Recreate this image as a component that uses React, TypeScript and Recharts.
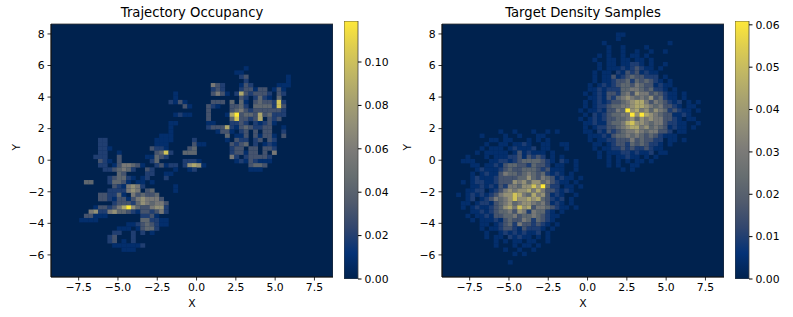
import React from 'react';
import { ScatterChart, Scatter, XAxis, YAxis, ReferenceArea, BarChart, Bar } from 'recharts';

const xTicks = [-7.5, -5, -2.5, 0, 2.5, 5, 7.5];
const yTicks = [-6, -4, -2, 0, 2, 4, 6, 8];
const xDomain = [-9.26, 8.68];
const yDomain = [-7.4, 8.63];
const bins = 60;

const occupancyTicks = [0, 0.02, 0.04, 0.06, 0.08, 0.1];
const targetTicks = [0, 0.01, 0.02, 0.03, 0.04, 0.05, 0.06];
const occupancyMax = 0.1189;
const targetMax = 0.0609;
// density for each digit used in the level strings
const occupancyValues = [0, 0.009, 0.019, 0.031, 0.043, 0.057, 0.072, 0.086, 0.102, 0.1189];
const targetValues = [0, 0.0045, 0.0095, 0.016, 0.022, 0.029, 0.037, 0.044, 0.052, 0.0609];

// [row from top, first column, levels]
const occupancyLevels: [number, number, string][] = [
  [10, 41, '1'], [11, 39, '11'], [12, 40, '23'], [12, 50, '1'], [13, 41, '2'], [13, 50, '1'],
  [14, 34, '532'], [14, 40, '132'], [14, 48, '111'],
  [15, 34, '232'], [15, 40, '2331330131'],
  [16, 26, '1'], [16, 34, '3531'], [16, 39, '27323332'], [16, 48, '32'],
  [17, 26, '1'], [17, 40, '32'], [17, 43, '242104'],
  [18, 25, '2131'], [18, 34, '333'], [18, 38, '4'], [18, 40, '41'], [18, 43, '3433282'],
  [19, 28, '31'], [19, 33, '321'], [19, 38, '3342'], [19, 43, '4444283'],
  [20, 33, '3'], [20, 38, '345323333332'],
  [21, 26, '1211'], [21, 33, '3'], [21, 37, '1793443734222'],
  [22, 33, '3'], [22, 38, '48332370323'],
  [23, 25, '11'], [23, 33, '11'], [23, 38, '2232021231'],
  [24, 25, '1'], [24, 33, '23337213432233'], [24, 49, '1'],
  [25, 25, '1'], [25, 35, '133102303033'], [25, 49, '2'],
  [26, 23, '111'], [26, 37, '4'], [26, 39, '113'], [26, 43, '31331'], [26, 49, '3'],
  [27, 10, '22'], [27, 22, '1111'], [27, 30, '2'], [27, 37, '1'], [27, 39, '322023032'],
  [28, 10, '22'], [28, 22, '111'], [28, 30, '311'], [28, 38, '3234020121'],
  [29, 10, '221'], [29, 21, '3221'], [29, 29, '34'], [29, 38, '2330330332'],
  [30, 10, '22'], [30, 14, '1'], [30, 22, '3482'], [30, 28, '444'], [30, 38, '2331330305'],
  [31, 9, '222'], [31, 14, '3'], [31, 20, '11432'], [31, 38, '520233332'],
  [32, 10, '321'], [32, 14, '3'], [32, 21, '24'], [32, 28, '2221'], [32, 39, '12132111'],
  [33, 10, '22'], [33, 13, '13'], [33, 15, '55431'], [33, 22, '231'], [33, 25, '22'], [33, 28, '26761'], [33, 42, '3443'],
  [34, 11, '2234542'], [34, 20, '32'], [34, 26, '1'], [34, 29, '12'], [34, 42, '111'],
  [35, 14, '43'], [35, 20, '22'], [35, 24, '11'],
  [36, 12, '234421'], [36, 19, '12'], [36, 24, '2'],
  [37, 7, '44'], [37, 12, '24431'], [37, 18, '11'], [37, 21, '1'],
  [38, 13, '3215652'], [38, 26, '1'],
  [39, 12, '2222565'], [39, 20, '34'], [39, 26, '1'],
  [40, 10, '33224'], [40, 15, '1'], [40, 17, '534334'],
  [41, 10, '332'], [41, 13, '13313565553'],
  [42, 13, '233324654553'],
  [43, 9, '1332357964335662'],
  [44, 8, '56225644321332352'],
  [45, 7, '33111'], [45, 19, '2231'],
  [46, 6, '1111'], [46, 19, '442211'],
  [47, 16, '112343211'],
  [48, 14, '11'], [48, 16, '1'], [48, 18, '13442'],
  [49, 13, '22'], [49, 17, '2'], [49, 19, '2'], [49, 21, '1'],
  [50, 12, '23'], [50, 17, '2'],
  [51, 12, '23'], [51, 15, '1'], [51, 17, '2'],
  [52, 13, '1111112'],
  [53, 15, '111'],
];

const targetLevels: [number, number, string][] = [
  // upper right cluster
  [2, 37, '11'],
  [3, 37, '10'],
  [4, 34, '1000000000000010'],
  [5, 35, '10010000100'],
  [6, 32, '0001001001001001'],
  [7, 33, '1010010110100'],
  [8, 32, '10011011011010'],
  [9, 32, '0101101122101001'],
  [10, 33, '101112123211010'],
  [11, 32, '1011021323121100'],
  [12, 32, '10113123433222010'],
  [13, 31, '010112334243432101'],
  [14, 31, '1012123443543312110'],
  [15, 30, '01121222445543422101'],
  [16, 30, '1012133245365534321101'],
  [17, 30, '01121324565454634211010'],
  [18, 30, '1012123345677535432120101'],
  [19, 29, '0101223445567765453321011'],
  [20, 29, '10112133549675646542321101'],
  [21, 29, '01021234455969765433112100'],
  [22, 29, '1012123344564656553321011'],
  [23, 29, '01121134457866545532211001'],
  [24, 30, '101223345677564543121101'],
  [25, 30, '1102132345565455332011'],
  [26, 30, '01112134454543432111'],
  [27, 31, '101122333534332201101'],
  [28, 31, '0110123324343221010'],
  [29, 32, '10112232322321100'],
  [30, 32, '0101112212112011'],
  [31, 33, '101011211010100'],
  [32, 34, '010101011010'],
  [33, 35, '10100110'],
  [34, 38, '101'],
  // lower left cluster
  [25, 12, '1001000100101'],
  [26, 8, '10000100100011000'],
  [27, 9, '0110110001010100'],
  [28, 9, '100110112100110011'],
  [29, 6, '0010111012111201100010'],
  [30, 6, '01011111013121110100'],
  [31, 5, '1000101112231323201010'],
  [32, 3, '011100011221234444321021010'],
  [33, 5, '0110112134433243320110010'],
  [34, 6, '01211123433444323111001'],
  [35, 6, '1012113544345434212101'],
  [36, 4, '001211123333446435431211010'],
  [37, 4, '10122112333656466453211010'],
  [38, 5, '0112121325546686942201101'],
  [39, 4, '01122012356566757533212100'],
  [40, 3, '10121212356687547563121001'],
  [41, 3, '0012012354568667674321201'],
  [42, 3, '0110122134564566545312101'],
  [43, 4, '1012112346758673554321101'],
  [44, 4, '0011212344536525442101'],
  [45, 5, '10112133445344543211'],
  [46, 6, '1011121343354243210'],
  [47, 6, '0011012342533232101'],
  [48, 8, '1011233213222101'],
  [49, 9, '100121212112010'],
  [50, 9, '10110212110101'],
  [51, 10, '0101011011001'],
  [52, 11, '1000101101'],
  [53, 13, '10010010'],
  [54, 14, '0101'],
  [56, 14, '1'],
];

// cividis
const colorStops = [
  [0, 34, 78], [4, 50, 118], [50, 70, 110], [81, 91, 109], [103, 110, 112], [124, 123, 120],
  [146, 143, 119], [168, 162, 111], [193, 183, 100], [222, 205, 80], [254, 232, 56],
];

const colorAt = (t: number) => {
  const p = Math.min(Math.max(t, 0), 1) * (colorStops.length - 1);
  const i = Math.min(Math.floor(p), colorStops.length - 2);
  const f = p - i;
  const c = colorStops[i].map((v, k) => Math.round(v + (colorStops[i + 1][k] - v) * f));
  return `rgb(${c[0]},${c[1]},${c[2]})`;
};

const buildCells = (levels: [number, number, string][], values: number[]) => {
  const binW = (xDomain[1] - xDomain[0]) / bins;
  const binH = (yDomain[1] - yDomain[0]) / bins;
  const cells: { x: number; y: number; value: number }[] = [];
  levels.forEach(([row, col, digits]) => {
    digits.split('').forEach((d, i) => {
      if (d === '0') return;
      cells.push({
        x: xDomain[0] + (col + i + 0.5) * binW,
        y: yDomain[1] - (row + 0.5) * binH,
        value: values[Number(d)],
      });
    });
  });
  return cells;
};

const minusTick = (v: number, digits: number) => v.toFixed(digits).replace('-', '\u2212');
const font = 'DejaVu Sans';
const tickStyle = { fontSize: 10.8, fontFamily: font, fill: '#000' };
const labelStyle = { fontSize: 10.8, fontFamily: font, fill: '#000' };

const plotW = 282;
const plotH = 253;

const Heatmap = ({ left, title, cells, max }: { left: number; title: string; cells: any[]; max: number }) => {
  const shape = (props: any) => {
    const w = plotW / bins;
    const h = plotH / bins;
    return (
      <rect
        x={props.cx - w / 2}
        y={props.cy - h / 2}
        width={w + 0.2}
        height={h + 0.2}
        fill={colorAt(props.payload.value / max)}
      />
    );
  };
  return (
    <div style={{ position: 'absolute', left, top: 0 }}>
      <ScatterChart width={plotW + 51} height={317} margin={{ top: 24, right: 0, bottom: 0, left: 16 }}>
        <XAxis
          type="number"
          dataKey="x"
          domain={xDomain}
          ticks={xTicks}
          allowDataOverflow
          interval={0}
          height={40}
          tickSize={3.5}
          tickMargin={3}
          tickFormatter={(v) => minusTick(v, 1)}
          tick={tickStyle}
          stroke="#000"
          strokeWidth={0.8}
          label={{ value: 'X', position: 'insideBottom', offset: 10, style: labelStyle }}
        />
        <YAxis
          type="number"
          dataKey="y"
          domain={yDomain}
          ticks={yTicks}
          allowDataOverflow
          interval={0}
          width={35}
          tickSize={3.5}
          tickMargin={3}
          tickFormatter={(v) => minusTick(v, 0)}
          tick={tickStyle}
          stroke="#000"
          strokeWidth={0.8}
          label={{ value: 'Y', angle: -90, position: 'insideLeft', offset: 0, style: labelStyle }}
        />
        <ReferenceArea x1={xDomain[0]} x2={xDomain[1]} y1={yDomain[0]} y2={yDomain[1]} fill="#00224e" fillOpacity={1} stroke="none" />
        <Scatter data={cells} shape={shape} isAnimationActive={false} />
        <ReferenceArea x1={xDomain[0]} x2={xDomain[1]} y1={yDomain[0]} y2={yDomain[1]} fill="none" stroke="#333" strokeWidth={0.8} />
        <text x={51 + plotW / 2} y={16.5} textAnchor="middle" fontSize={13.2} fontFamily={font} fill="#000">
          {title}
        </text>
      </ScatterChart>
    </div>
  );
};

const Colorbar = ({ id, left, ticks, max }: { id: string; left: number; ticks: number[]; max: number }) => (
  <div style={{ position: 'absolute', left, top: 0 }}>
    <BarChart
      width={54}
      height={317}
      data={[{ name: 'density', value: max }]}
      margin={{ top: 21, right: 0, bottom: 38, left: 0 }}
      barCategoryGap={0}
    >
      <defs>
        <linearGradient id={id} x1="0" y1="1" x2="0" y2="0">
          {colorStops.map((_, i) => (
            <stop key={i} offset={i / (colorStops.length - 1)} stopColor={colorAt(i / (colorStops.length - 1))} />
          ))}
        </linearGradient>
      </defs>
      <XAxis dataKey="name" hide />
      <YAxis
        orientation="right"
        domain={[0, max]}
        ticks={ticks}
        allowDataOverflow
        interval={0}
        width={40}
        axisLine={false}
        tickSize={3.5}
        tickMargin={3}
        tickFormatter={(v) => v.toFixed(2)}
        tick={tickStyle}
        stroke="#000"
      />
      <Bar dataKey="value" fill={`url(#${id})`} stroke="#444" strokeWidth={0.8} isAnimationActive={false} />
    </BarChart>
  </div>
);

export default function App() {
  return (
    <div style={{ position: 'fixed', left: 0, top: 0, width: 793, height: 317, background: '#fff', overflow: 'hidden' }}>
      <Heatmap left={0} title="Trajectory Occupancy" cells={buildCells(occupancyLevels, occupancyValues)} max={occupancyMax} />
      <Colorbar id="occupancyBar" left={344} ticks={occupancyTicks} max={occupancyMax} />
      <Heatmap left={391} title="Target Density Samples" cells={buildCells(targetLevels, targetValues)} max={targetMax} />
      <Colorbar id="targetBar" left={735} ticks={targetTicks} max={targetMax} />
    </div>
  );
}
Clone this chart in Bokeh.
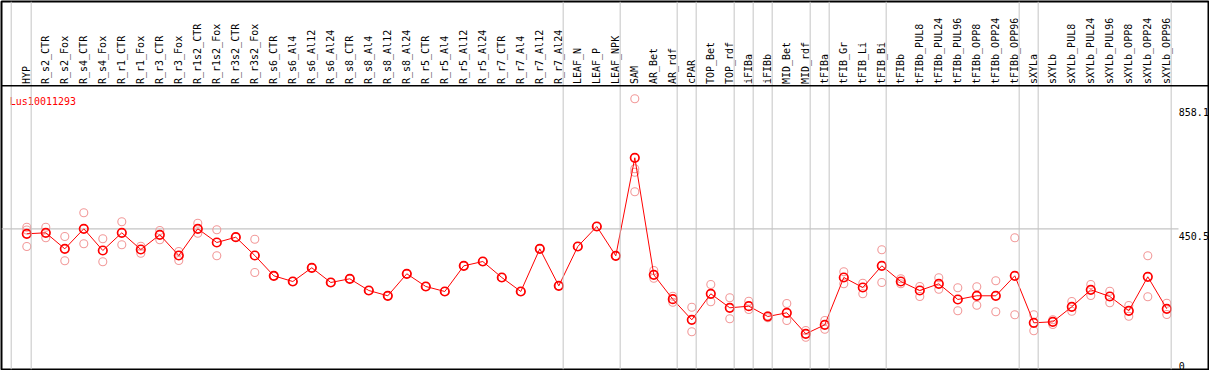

■ INSTRUCTIONS TO FOLLOW
Leave the pictures out and repeat exactly the lines from the beginning of the records to the line bearing "0.044, 0.052, 0.0609];", both ends counted.

■ EXPECTED OUTPUT
Recreate this image as a component that uses React, TypeScript and Recharts.
import React from 'react';
import { ScatterChart, Scatter, XAxis, YAxis, ReferenceArea, BarChart, Bar } from 'recharts';

const xTicks = [-7.5, -5, -2.5, 0, 2.5, 5, 7.5];
const yTicks = [-6, -4, -2, 0, 2, 4, 6, 8];
const xDomain = [-9.26, 8.68];
const yDomain = [-7.4, 8.63];
const bins = 60;

const occupancyTicks = [0, 0.02, 0.04, 0.06, 0.08, 0.1];
const targetTicks = [0, 0.01, 0.02, 0.03, 0.04, 0.05, 0.06];
const occupancyMax = 0.1189;
const targetMax = 0.0609;
// density for each digit used in the level strings
const occupancyValues = [0, 0.009, 0.019, 0.031, 0.043, 0.057, 0.072, 0.086, 0.102, 0.1189];
const targetValues = [0, 0.0045, 0.0095, 0.016, 0.022, 0.029, 0.037, 0.044, 0.052, 0.0609];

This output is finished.